Previously ‘lost’ in U.S. league, Valour’s Skylar Thomas targets national team return

EDMONTON — It was 2015.

Canada’s under-23 men’s national team was trying to qualify for the Olympic soccer tournament.

In a game against Panama, defender Skylar Thomas rose to meet a cross, re-directing the ball off the post and, with a little loving backspin, into the goal.

The goal is as fresh in Thomas’s mind as if it happened yesterday.

“I remember every second about it,” the 25-year-old told “I remember the cross, I remember the steps I took to the header, I remember the celebration. That was a very special moment for me.”

Thomas hopes to wear the Canadian shirt again — and that was one of the 6-foot-5 defender’s motivations to join Valour FC ahead of the CPL’s inaugural 2019 season.

“That is the goal. I’ve been in the youth (national team) program, and I think I’ve done well with them,” Thomas added. “I’ve wanted to play for the national team since I was in my first youth team.”

Thomas spent the previous two seasons with the Charleston Battery of the USL. He appeared  in 47 games over those years.
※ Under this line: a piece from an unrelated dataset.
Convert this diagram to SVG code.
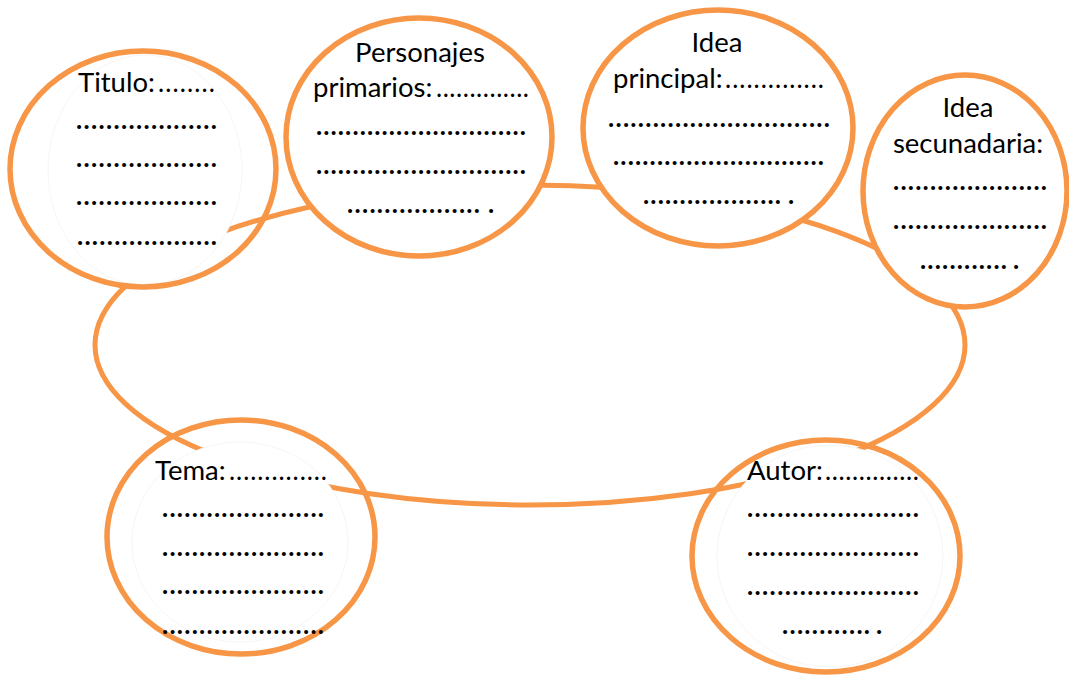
<svg xmlns="http://www.w3.org/2000/svg" width="1069" height="677" viewBox="0 0 1069 677">
<style>
.ring{fill:none;stroke:#F79646;stroke-width:5}
.bub{stroke:#F79646;stroke-width:5.5}
.cover{fill:#fff;stroke:#f6f6f6;stroke-width:1}
text{font-family:Lato,"Open Sans","DejaVu Sans",sans-serif;font-size:27.5px;fill:#000}
.d{font-size:26px;font-weight:bold}
.l{font-size:26px}
</style>
<rect width="1069" height="677" fill="#fff"/>
<g id="connectors">
<ellipse class="ring" cx="530" cy="345" rx="435" ry="160"/>
</g>
<g id="titulo">
<ellipse class="cover" cx="145" cy="170" rx="97" ry="115"/>
<ellipse class="bub" fill="none" cx="143" cy="169" rx="133" ry="118"/>
<text x="78" y="92">Titulo:</text>
<text class="l" x="158" y="92" textLength="57" lengthAdjust="spacing">........</text>
<text class="d" x="76" y="129" textLength="141" lengthAdjust="spacing">...................</text>
<text class="d" x="76" y="167" textLength="141" lengthAdjust="spacing">...................</text>
<text class="d" x="76" y="205" textLength="141" lengthAdjust="spacing">...................</text>
<text class="d" x="77" y="245" textLength="140" lengthAdjust="spacing">...................</text>
</g>
<g id="personajes">
<ellipse class="bub" fill="#fff" cx="419" cy="137" rx="133" ry="119"/>
<text x="420" y="62" text-anchor="middle">Personajes</text>
<text x="313" y="97">primarios:</text>
<text class="l" x="436" y="97" textLength="93" lengthAdjust="spacing">..............</text>
<text class="d" x="316" y="135" textLength="210" lengthAdjust="spacing">.............................</text>
<text class="d" x="316" y="174" textLength="210" lengthAdjust="spacing">.............................</text>
<text class="d" x="347" y="213" textLength="133" lengthAdjust="spacing">..................</text>
<text class="d" x="488" y="213">.</text>
</g>
<g id="idea-principal">
<ellipse class="bub" fill="#fff" cx="718" cy="128" rx="135" ry="118"/>
<text x="717" y="52" text-anchor="middle">Idea</text>
<text x="613" y="88">principal:</text>
<text class="l" x="725" y="88" textLength="99" lengthAdjust="spacing">..............</text>
<text class="d" x="608" y="127" textLength="222" lengthAdjust="spacing">..............................</text>
<text class="d" x="613" y="165" textLength="211" lengthAdjust="spacing">.............................</text>
<text class="d" x="643" y="204" textLength="138" lengthAdjust="spacing">...................</text>
<text class="d" x="788" y="204">.</text>
</g>
<g id="idea-secundaria">
<ellipse class="bub" fill="#fff" cx="965" cy="191" rx="102" ry="116"/>
<text x="968" y="117" text-anchor="middle">Idea</text>
<text x="968" y="153" text-anchor="middle">secunadaria:</text>
<text class="d" x="893" y="190" textLength="154" lengthAdjust="spacing">.....................</text>
<text class="d" x="893" y="229" textLength="154" lengthAdjust="spacing">.....................</text>
<text class="d" x="920" y="269" textLength="87" lengthAdjust="spacing">............</text>
<text class="d" x="1013" y="269">.</text>
</g>
<g id="tema">
<ellipse class="cover" cx="240" cy="542" rx="108" ry="100"/>
<ellipse class="bub" fill="none" cx="241" cy="537" rx="134" ry="117"/>
<text x="155" y="480">Tema:</text>
<text class="l" x="229" y="480" textLength="98" lengthAdjust="spacing">..............</text>
<text class="d" x="162" y="517" textLength="162" lengthAdjust="spacing">......................</text>
<text class="d" x="162" y="556" textLength="162" lengthAdjust="spacing">......................</text>
<text class="d" x="162" y="594" textLength="162" lengthAdjust="spacing">......................</text>
<text class="d" x="162" y="634" textLength="162" lengthAdjust="spacing">......................</text>
</g>
<g id="autor">
<ellipse class="cover" cx="830" cy="556" rx="113" ry="111"/>
<ellipse class="bub" fill="none" cx="826" cy="556" rx="134" ry="116"/>
<text x="747" y="480">Autor:</text>
<text class="l" x="825" y="480" textLength="94" lengthAdjust="spacing">..............</text>
<text class="d" x="747" y="517" textLength="172" lengthAdjust="spacing">.......................</text>
<text class="d" x="747" y="556" textLength="172" lengthAdjust="spacing">.......................</text>
<text class="d" x="747" y="595" textLength="172" lengthAdjust="spacing">.......................</text>
<text class="d" x="782" y="634" textLength="88" lengthAdjust="spacing">............</text>
<text class="d" x="876" y="634">.</text>
</g>
</svg>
But, while he was getting regular playing time, he felt that he’d become a bit lost when it came to national team selection.

“There are just so many teams in USL,” he explained. “Half the teams we don’t even play. And there are so many players — so, yes, you can get lost.

“But that only played a part in my decision (to come to Valour FC). I definitely wanted to be part of building this league. I wanted the opportunity to come back to my home country and build the soccer culture in Canada.”

Skylar Thomas wins a header during the 2015 CONCACAF Olympic qualifying tournament. (Canada Soccer)
Skylar Thomas wins a header during the 2015 CONCACAF Olympic qualifying tournament. (Canada Soccer)

Valour FC coach Rob Gale first set his eyes on Thomas when the player was a freshly drafted prospect, playing for TFC II. Gale recalls a game at the Ontario Soccer Centre.

“And I thought to myself, ‘Wow, this is a player  with a lot of raw potential,’” Gale recalled.

Thomas, who was with Syracuse University before being drafted in first round of the 2015 MLS Superdraft by Toronto FC, was known for being aggressive and good in the air.

Gale and Thomas would later work together with the under-23 Canadian program.

“When I worked with him, I liked everything about him,” Gale said.

But things didn’t work out in Toronto — and, after two years, Thomas moved on.

“In reality, I was putting pressure on myself,” Thomas said. “I had come out of college (Syracuse) and was in a new environment, in my hometown. I am not so sure that I handled it as well as I could have, but I look at it that I am a better player today because I had that experience.”

Skylar Thomas training with Canada's youth national team. (Canada Soccer)
Skylar Thomas training with Canada’s youth national team. (Canada Soccer)

In 2016, Gale was shocked to learn that Thomas was leaving Toronto FC. But he continued to follow the big Canadian defender as he moved to Charleston. And Gale said he continued to bring up Thomas’s name to a string of recent Canadian national team managers.

“He has the potential to step up and be part of the national team program,” said Gale.

Gale kept in touch with Thomas; that wasn’t unusual, as he is the kind of coach who likes to keep in touch with players, to make a congratulatory call if a player he used to mentor scores a goal or makes his club debut. He doesn’t forget birthdays, either.

Halfway through 2018, once Gale had been named the coach of Valour FC, he inquired what the centre back’s plans were for 2019. Eventually, that inquiry blossomed into contract discussions after the USL season.

Gale believes Thomas has a lot more to offer Valour FC than defensive steel. The Valour FC coach wants Thomas to get forward and be a threat in the opposition penalty area, just as he was on that day when he scored for Canada against Panama.  And Gale loves the fact that Thomas has a heck of a long throw.

With each and every player that he signs, Gale wants to create a two-year plan. What part of their game does that player want to develop? Where does that player want to go in two years? Gale believes that Thomas can climb into Herdman’s team in that time.

Meanwhile, Thomas is looking forward to playing in a league where all the teams will get to know each other pretty well, unlike USL.

He’s already working out with some long-time friends in the Toronto area, and some have signed to other CPL teams. He says the verbal jousting has already begun.

“I’m already beginning to hate the other teams,” Thomas laughed.